While this episode was all about Hannibal, it was surprisingly Hannibal light. Nevertheless, the character did have a great scene at the dinner party in addition to his final scene with Jack regarding Miriam. Gideon is all showy and brazen, while still retaining a bit of ego and showmanship in his brutality. Hannibal on the other hand, remains quiet and manipulative in order to get what he wants. Mads Mikkelsen is so good as Hannibal; he manages to coerce Dr. Chilton by immediately sensing that he’s weak and getting into his head. He’s also slowly getting into Will, Jack, and Alana’s psyche as well, but they’re stronger so it’s a much slower process. It’s fascinating the way Fuller and company have portrayed Hannibal thus far, and I really love the direction this episode takes his character.
However, this episode really belonged to Laurence Fishburne who was firing on all cylinders. Jack’s remorse and guilt for sending Miriam alone all those years ago has slowly been eating away at him as the truth finally comes out. When he gets the phone calls from Miriam, he falls under the Ripper’s spell, beginning to hope she’s still alive. At the end of the episode Jack goes to visit Hannibal and tells him: “Whatever the Ripper was doing, it worked. I thought she was alive. For a moment, I let myself believe what I knew was impossible.” We don’t know if Hannibal has killed her or if he has just cut off her arm, but I can’t wait until we see what Hannibal’s plans with her are. Have we seen the last of Miriam Lass? The ambiguity is back as we realize our question will never be answered.

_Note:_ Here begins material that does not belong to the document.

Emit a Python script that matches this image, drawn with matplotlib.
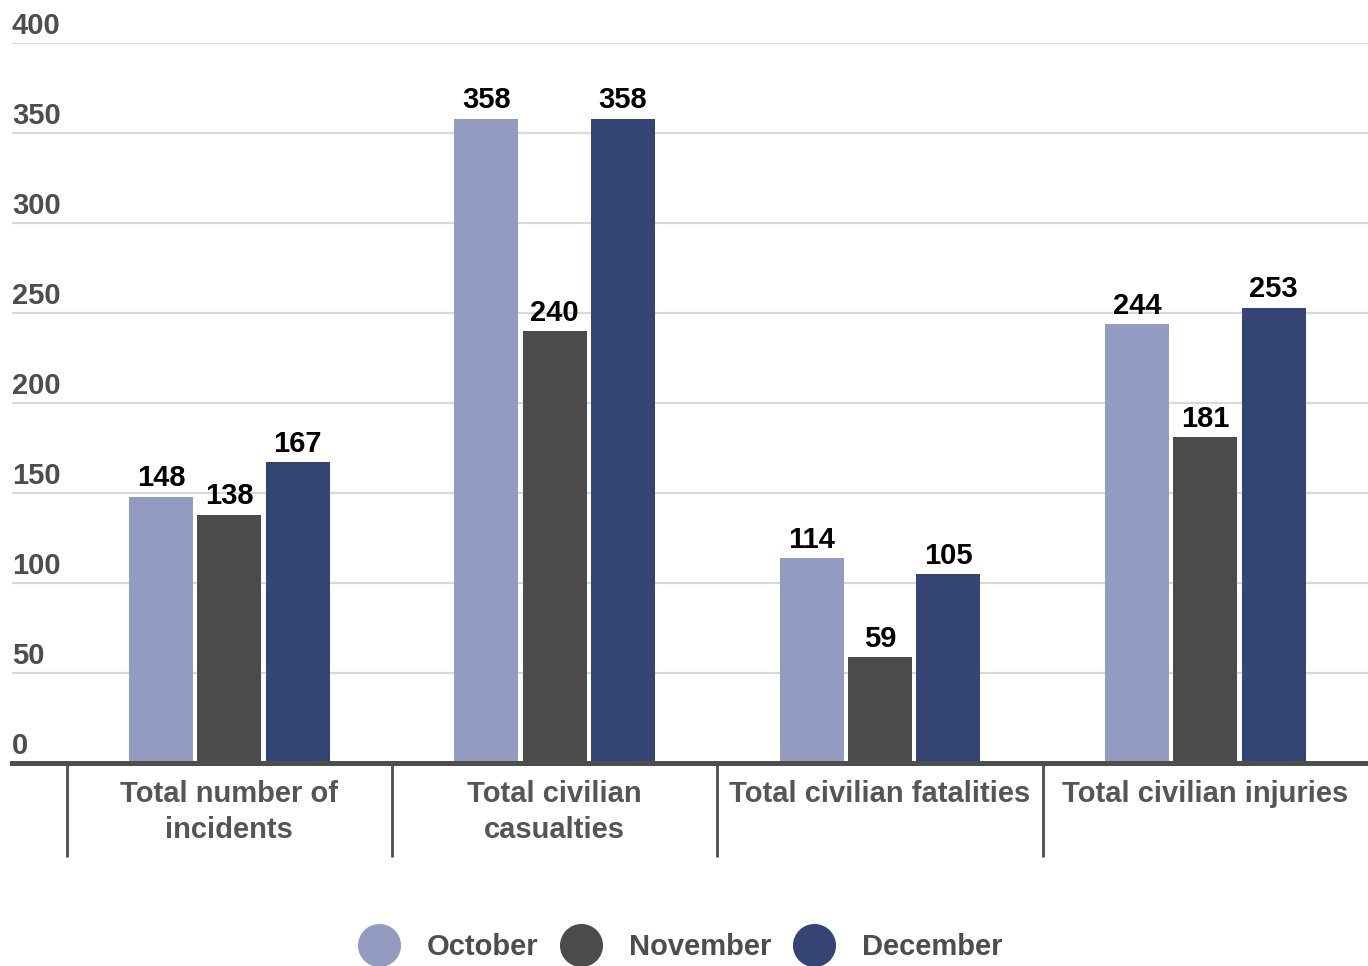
import matplotlib.pyplot as plt
import numpy as np

plt.rcParams['font.family'] = ['Liberation Sans', 'DejaVu Sans']

categories = ['Total number of\nincidents', 'Total civilian\ncasualties',
              'Total civilian fatalities', 'Total civilian injuries']
months = ['October', 'November', 'December']
october = [148, 358, 114, 244]
november = [138, 240, 59, 181]
december = [167, 358, 105, 253]
colors = ['#939bc1', '#4b4b4b', '#344474']
yticks = [0, 50, 100, 150, 200, 250, 300, 350, 400]

fig = plt.figure(figsize=(13.68, 9.66), dpi=100)
ax = fig.add_axes([12 / 1368, 203 / 966, 1356 / 1368, 720 / 966])

x = np.arange(len(categories))
w = 0.197
step = 0.21
for i, (vals, c, m) in enumerate(zip([october, november, december], colors, months)):
    bars = ax.bar(x + (i - 1) * step, vals, width=w, color=c, label=m, zorder=3)
    ax.bar_label(bars, padding=3, fontsize=21, fontweight='bold', color='black')

ax.set_xlim(-0.668, 3.5)
ax.set_ylim(0, 400)

# grid + y labels sitting above the lines
for t in yticks:
    if t > 0:
        ax.axhline(t, color='#d9d9d9', lw=1.6, zorder=1)
    ax.annotate(str(t), xy=(0, t), xycoords=('axes fraction', 'data'),
                xytext=(0, 2.5), textcoords='offset points',
                ha='left', va='bottom', fontsize=21, fontweight='bold', color='#4d4d4d')
ax.set_yticks([])

for s in ['top', 'right', 'left']:
    ax.spines[s].set_visible(False)
ax.spines['bottom'].set_linewidth(3.6)
ax.spines['bottom'].set_color('#4d4d4d')
ax.spines['bottom'].set_zorder(4)

ax.set_xticks(x)
ax.set_xticklabels(categories, fontsize=21, fontweight='bold', color='#555555', linespacing=1.36)
ax.tick_params(axis='x', which='major', length=0, pad=12)
ax.set_xticks([-0.5, 0.5, 1.5, 2.5], minor=True)
ax.tick_params(axis='x', which='minor', length=68, width=2, color='#4d4d4d', direction='out')

handles = [plt.Line2D([], [], marker='o', ls='', markersize=30, color=c) for c in colors]
fig.legend(handles, months, loc='center', bbox_to_anchor=(0.497, 19 / 966), ncol=3,
           frameon=False, prop={'size': 21, 'weight': 'bold'}, handlelength=1.5,
           handletextpad=0.9, columnspacing=0.7, labelcolor='#4d4d4d')

fig.savefig('out.png', dpi=100)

Overall, another stunning, gorgeous episode. Fuller is really spoiling me for other shows, that’s for sure. It’s dark and spooky, but still not completely hopeless, surprisingly. This was a nice showcase for Fishburne and Mikkelsen, even if the latter didn’t have a whole lot to do. We still see Will slowly struggling to grasp reality as he is continues to hallucinate the stag that has plagued his dreams since killing Hobbs.